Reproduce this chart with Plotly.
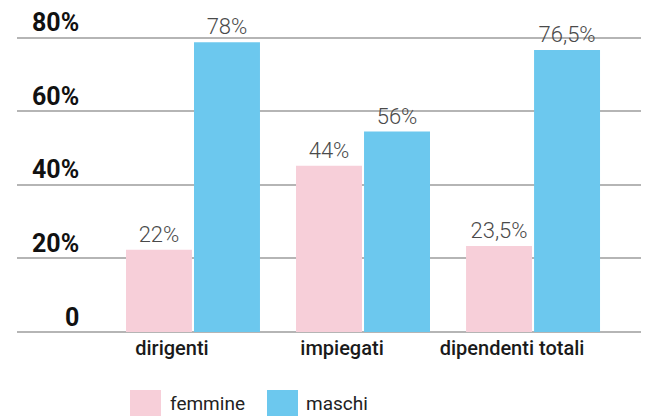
import plotly.graph_objects as go

# data (bar heights as drawn, labels as printed)
categories = ["dirigenti", "impiegati", "dipendenti totali"]
femmine = [22.4, 45.2, 23.4]
maschi = [78.8, 54.5, 76.7]
femmine_labels = ["22%", "44%", "23,5%"]
maschi_labels = ["78%", "56%", "76,5%"]
y_ticks = [0, 20, 40, 60, 80]
y_tick_labels = ["0", "20%", "40%", "60%", "80%"]
series_names = ["femmine", "maschi"]

PINK = "#F7CFD9"
BLUE = "#6CC8EE"
GRID = "#b5b5b5"
FONT = "Roboto"

# the page body adds an 8px offset, so everything is laid out 8px up/left
OFF = 8
W, H = 649, 416
ML, MR, MT, MB = 17 - OFF, OFF, 36 - OFF, 84 + OFF
PW, PH = W - ML - MR, H - MT - MB


def px_x(x):
    # x in window pixels -> paper fraction
    return (x - OFF - ML) / PW


def px_y(y):
    # y in window pixels -> paper fraction
    return (H - MB - (y - OFF)) / PH


fig = go.Figure()
for name, vals, labels, color in zip(series_names, [femmine, maschi],
                                     [femmine_labels, maschi_labels], [PINK, BLUE]):
    fig.add_trace(go.Bar(
        x=categories, y=vals, name=name,
        marker=dict(color=color, line=dict(width=0)),
        text=labels,
        textposition="outside",
        constraintext="none",
        cliponaxis=False,
        textfont=dict(family=FONT, size=22, color="#4a4a4a", weight=300),
        showlegend=False,
    ))

fig.update_layout(
    width=W, height=H,
    margin=dict(l=ML, r=MR, t=MT, b=MB),
    plot_bgcolor="white", paper_bgcolor="white",
    barmode="group", bargap=0.2, bargroupgap=0.03,
    font=dict(family=FONT),
)

fig.update_xaxes(
    range=[-1.035, 2.682],
    showgrid=False, zeroline=False, showline=False, ticks="",
    tickfont=dict(family=FONT, size=20, color="#1a1a1a", weight=500),
    ticklabelshift=-21, ticklabelstandoff=2,
)
fig.update_yaxes(
    range=[0, 80.5], tickvals=y_ticks, showticklabels=False,
    showgrid=True, gridcolor=GRID, gridwidth=1.5,
    zeroline=True, zerolinecolor=GRID, zerolinewidth=2,
    showline=False, ticks="",
)

# y tick labels sit above their gridlines, right aligned
for v, lab in zip(y_ticks, y_tick_labels):
    fig.add_annotation(
        x=px_x(80), xref="paper", y=v, yref="y",
        text=lab, showarrow=False, xanchor="right", yanchor="middle",
        yshift=15, borderpad=0,
        font=dict(family=FONT, size=25, color="#111111", weight="bold"),
    )

# legend drawn by hand to get the big square swatches
legend_items = [(130, 161, 168, series_names[0], PINK), (267, 298, 304, series_names[1], BLUE)]
for x0, x1, tx, name, color in legend_items:
    fig.add_shape(
        type="rect", xref="paper", yref="paper",
        x0=px_x(x0), x1=px_x(x1), y0=px_y(390), y1=px_y(422),
        fillcolor=color, line=dict(width=0),
    )
    fig.add_annotation(
        x=px_x(tx), xref="paper", y=px_y(403), yref="paper",
        text=name, showarrow=False, xanchor="left", yanchor="middle",
        font=dict(family=FONT, size=19, color="#222222"),
    )

fig.write_html("out.html")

· · · ·

THE TASK →
Leave the pictures out and please restate exactly the lines running from the start of the material through the one with "return (H - MB - (y - OFF)) / PH".

RESULT OF THE TASK →
Reproduce this chart with Plotly.
import plotly.graph_objects as go

# data (bar heights as drawn, labels as printed)
categories = ["dirigenti", "impiegati", "dipendenti totali"]
femmine = [22.4, 45.2, 23.4]
maschi = [78.8, 54.5, 76.7]
femmine_labels = ["22%", "44%", "23,5%"]
maschi_labels = ["78%", "56%", "76,5%"]
y_ticks = [0, 20, 40, 60, 80]
y_tick_labels = ["0", "20%", "40%", "60%", "80%"]
series_names = ["femmine", "maschi"]

PINK = "#F7CFD9"
BLUE = "#6CC8EE"
GRID = "#b5b5b5"
FONT = "Roboto"

# the page body adds an 8px offset, so everything is laid out 8px up/left
OFF = 8
W, H = 649, 416
ML, MR, MT, MB = 17 - OFF, OFF, 36 - OFF, 84 + OFF
PW, PH = W - ML - MR, H - MT - MB


def px_x(x):
    # x in window pixels -> paper fraction
    return (x - OFF - ML) / PW


def px_y(y):
    # y in window pixels -> paper fraction
    return (H - MB - (y - OFF)) / PH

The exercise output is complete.